From Demonstrations to Policies

Common approaches for learning from collected data:

Behavior Cloning (BC)

Supervised learning: \(\pi_\theta(a|o) = \arg\min_\theta \mathbb{E}_{(o,a) \sim \mathcal{D}} [\mathcal{L}(\pi_\theta(o), a)]\)

Simple but suffers from distribution shift — small errors compound over time.

Diffusion Policy

Diffusion Policy (Chi et al., 2023): Models the action distribution with a diffusion process:

\[ p_\theta(a_{t:t+H} | o_t) \text{ via iterative denoising} \]
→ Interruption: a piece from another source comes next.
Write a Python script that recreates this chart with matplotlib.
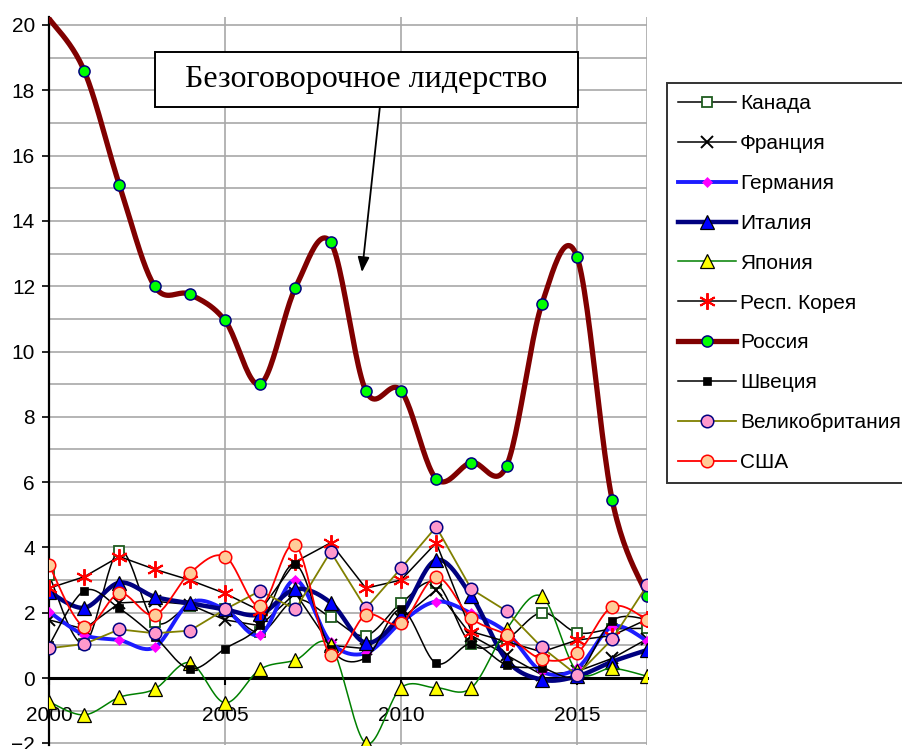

State-of-the-art for learning from demonstrations, handles multi-modal action distributions.

Action Chunking with Transformers (ACT)

ACT (Zhao et al., 2023): Predicts chunks of future actions using a Transformer:

\[ a_{t:t+k} = \text{Transformer}(o_t, \text{style\_variable}) \]

Temporal ensembling of overlapping action chunks reduces jerky behavior.
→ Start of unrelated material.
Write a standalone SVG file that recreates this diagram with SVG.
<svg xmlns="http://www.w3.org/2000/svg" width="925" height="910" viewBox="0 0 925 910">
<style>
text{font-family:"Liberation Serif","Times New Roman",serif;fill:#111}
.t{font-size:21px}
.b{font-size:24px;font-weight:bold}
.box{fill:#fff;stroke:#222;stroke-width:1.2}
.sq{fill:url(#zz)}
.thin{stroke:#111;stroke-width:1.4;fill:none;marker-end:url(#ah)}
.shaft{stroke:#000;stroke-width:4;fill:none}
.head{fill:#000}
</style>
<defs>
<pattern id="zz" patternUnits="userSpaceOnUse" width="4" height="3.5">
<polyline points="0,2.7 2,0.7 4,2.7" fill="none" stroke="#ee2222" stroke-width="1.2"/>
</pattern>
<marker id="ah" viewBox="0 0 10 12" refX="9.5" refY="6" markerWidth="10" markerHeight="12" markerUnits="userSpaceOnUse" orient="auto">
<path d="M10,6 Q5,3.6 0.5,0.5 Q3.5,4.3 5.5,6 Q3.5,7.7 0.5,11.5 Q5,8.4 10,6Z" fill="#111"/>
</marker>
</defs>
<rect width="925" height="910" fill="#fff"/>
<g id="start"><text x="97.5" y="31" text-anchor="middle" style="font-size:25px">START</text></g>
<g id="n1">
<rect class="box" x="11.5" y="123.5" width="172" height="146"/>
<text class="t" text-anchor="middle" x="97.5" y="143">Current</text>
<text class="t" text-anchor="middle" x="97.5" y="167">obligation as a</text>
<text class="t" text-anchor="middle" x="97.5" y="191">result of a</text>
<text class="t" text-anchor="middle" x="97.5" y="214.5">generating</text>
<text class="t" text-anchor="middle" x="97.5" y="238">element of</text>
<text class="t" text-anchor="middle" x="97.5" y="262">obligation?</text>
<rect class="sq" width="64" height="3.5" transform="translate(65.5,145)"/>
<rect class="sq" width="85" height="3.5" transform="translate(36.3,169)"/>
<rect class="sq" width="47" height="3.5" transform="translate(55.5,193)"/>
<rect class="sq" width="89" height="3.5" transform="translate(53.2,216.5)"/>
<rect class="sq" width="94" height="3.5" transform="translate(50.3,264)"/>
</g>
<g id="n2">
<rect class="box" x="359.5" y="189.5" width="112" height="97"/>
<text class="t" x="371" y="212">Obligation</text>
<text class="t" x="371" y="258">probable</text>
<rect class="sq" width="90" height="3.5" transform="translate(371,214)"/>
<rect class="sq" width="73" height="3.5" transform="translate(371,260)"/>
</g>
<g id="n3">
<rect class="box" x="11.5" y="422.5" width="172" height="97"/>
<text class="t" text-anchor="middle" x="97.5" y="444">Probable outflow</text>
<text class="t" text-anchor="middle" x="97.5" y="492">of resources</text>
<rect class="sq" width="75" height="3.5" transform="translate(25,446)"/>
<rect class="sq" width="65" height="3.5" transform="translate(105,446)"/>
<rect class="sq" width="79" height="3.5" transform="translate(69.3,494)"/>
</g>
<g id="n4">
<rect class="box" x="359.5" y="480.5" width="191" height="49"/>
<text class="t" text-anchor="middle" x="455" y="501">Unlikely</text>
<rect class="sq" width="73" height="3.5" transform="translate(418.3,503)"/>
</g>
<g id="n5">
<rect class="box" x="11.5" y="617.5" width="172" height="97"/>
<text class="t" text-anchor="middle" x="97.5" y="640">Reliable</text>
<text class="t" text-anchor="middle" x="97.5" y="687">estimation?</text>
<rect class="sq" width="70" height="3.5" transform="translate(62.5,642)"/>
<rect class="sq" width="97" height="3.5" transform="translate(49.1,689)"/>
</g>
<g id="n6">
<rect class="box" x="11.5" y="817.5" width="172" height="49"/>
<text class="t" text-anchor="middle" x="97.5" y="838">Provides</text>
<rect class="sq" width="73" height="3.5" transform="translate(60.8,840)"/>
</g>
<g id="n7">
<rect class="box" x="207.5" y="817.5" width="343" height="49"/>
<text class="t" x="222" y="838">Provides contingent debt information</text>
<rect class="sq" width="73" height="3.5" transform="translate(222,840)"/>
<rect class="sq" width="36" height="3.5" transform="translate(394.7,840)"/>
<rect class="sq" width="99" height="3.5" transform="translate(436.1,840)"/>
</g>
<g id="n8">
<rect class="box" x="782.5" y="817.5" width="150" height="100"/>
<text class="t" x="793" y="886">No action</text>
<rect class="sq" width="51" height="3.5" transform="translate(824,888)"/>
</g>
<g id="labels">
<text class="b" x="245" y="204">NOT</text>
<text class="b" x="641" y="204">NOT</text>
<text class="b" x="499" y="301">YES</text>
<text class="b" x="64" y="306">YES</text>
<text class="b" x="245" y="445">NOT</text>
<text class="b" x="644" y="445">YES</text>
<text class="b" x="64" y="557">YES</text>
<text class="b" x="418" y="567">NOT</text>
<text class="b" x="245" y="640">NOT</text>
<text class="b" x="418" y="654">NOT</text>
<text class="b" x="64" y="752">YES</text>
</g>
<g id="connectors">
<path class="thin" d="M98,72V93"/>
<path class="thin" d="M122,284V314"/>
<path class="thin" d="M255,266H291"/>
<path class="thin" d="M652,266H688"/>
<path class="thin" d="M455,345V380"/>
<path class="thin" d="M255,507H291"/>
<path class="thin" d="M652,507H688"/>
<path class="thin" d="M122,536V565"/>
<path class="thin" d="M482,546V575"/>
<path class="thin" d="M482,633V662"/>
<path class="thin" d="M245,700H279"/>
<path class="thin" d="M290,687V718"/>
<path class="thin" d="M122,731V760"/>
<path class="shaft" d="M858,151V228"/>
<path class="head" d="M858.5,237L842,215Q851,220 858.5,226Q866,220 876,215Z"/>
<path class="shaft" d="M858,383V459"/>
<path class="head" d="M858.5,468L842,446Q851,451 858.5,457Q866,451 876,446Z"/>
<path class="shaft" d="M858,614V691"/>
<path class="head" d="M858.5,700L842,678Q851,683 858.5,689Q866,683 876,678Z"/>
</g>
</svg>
Inverse RL / Reward Learning

Learn a reward function from demonstrations, then optimize with RL:

  • Potentially more robust than BC (doesn't suffer from distribution shift)
  • More complex pipeline

Key References

  • Brohan, A., et al. (2023). "RT-2: Vision-Language-Action Models Transfer Web Knowledge to Robotic Control." CoRL.
  • Chi, C., et al. (2023). "Diffusion Policy: Visuomotor Policy Learning via Action Diffusion." RSS.
  • Khazatsky, A., et al. (2024). "DROID: A Large-Scale In-the-Wild Robot Manipulation Dataset." RSS.
  • Open X-Embodiment Collaboration. (2024). "Open X-Embodiment: Robotic Learning Datasets and RT-X Models." ICRA.
  • Zhao, T.Z., et al. (2023). "Learning Fine-Grained Bimanual Manipulation with Low-Cost Hardware." RSS.